The school is a multiple intelligence school that teaches to each learning style. The teacher would teach the lesson with specifically with verbal, visual, spacial, ect components. Each lesson was thoroughly taught and most work was done in class so they had help with questions.

DD13 did great with the understanding part, but struggled with maintaining her learning. They only had a few problems a day for school work and she needs repetition and a spiral approach to retain her math skills. Her understanding of concepts was strong, but what she was lacking was mastery and speed of basic skills. Skills like multiplication that she had mastered in 4th grade, were crumbling due to lack of use. They were encouraged to use calculators and that made it even worse.

The other problem, was that there is no 'text book' to refer back to and no examples to help if she got lost in the problem at home. There were times that I could not help her, nor could her brother....who is a paid math tutor! The questions are so specific to the program, if you don't have the teachers book to know where the problem is heading, you don't know what to do.

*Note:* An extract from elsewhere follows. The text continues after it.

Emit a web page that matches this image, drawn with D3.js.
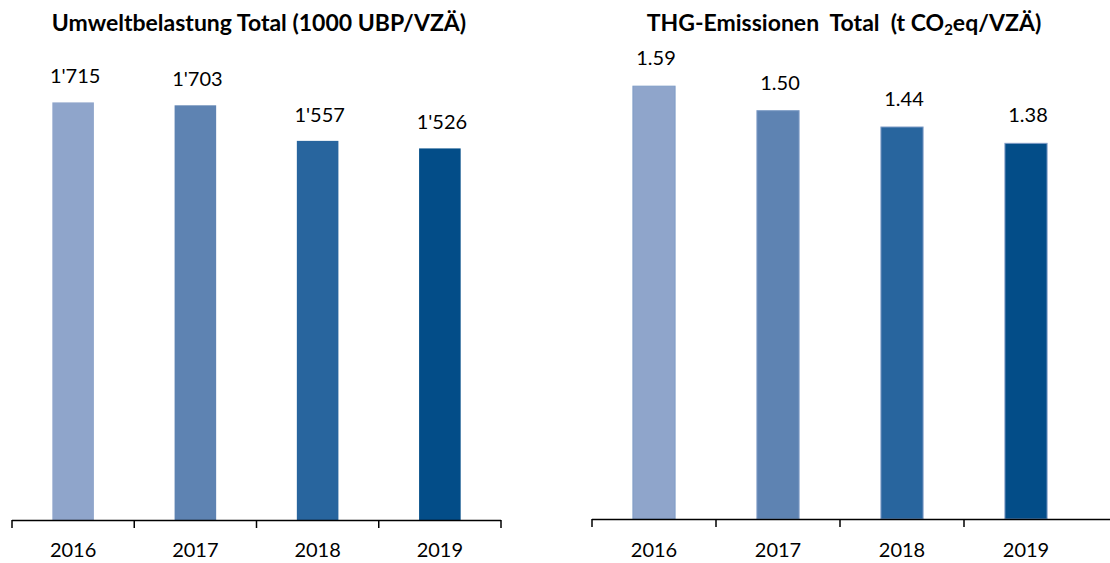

About mid way through her second year there, I talked to the head of school about my disappointment with the Connections program. He agreed and bought her Teaching Textbooks to use instead at home (based on dd's previous success with it). She still listened to the lectures in her class, but did TT on the side. We hand picked the TT lessons to reinforce specific skills. The teacher was amazed that without doing any of the classroom homework, she could still take the test with the class and get an A or B on it. The program under the hands of a good teacher, does teach concepts!

When she switched schools for 8th grade, she tested firmly into Algebra 1. TT reinforced the basic skills, gave her enough problems to build her skills back up and gave her confidence back. The two together were good for her. In 7th grade I we used TT Pre-Algebra to go back and teach her skills like long division, multiplication with decimals, fractions etc. Thing that she could do easily in 4-5th grade (the last years we homeschooled) were gone due to lack of use.

On the other hand, you can give her a real life math problem with multiple facets and she can come up with an algorithm to solve it! I do attribute her ease of solving complex problems with Connections.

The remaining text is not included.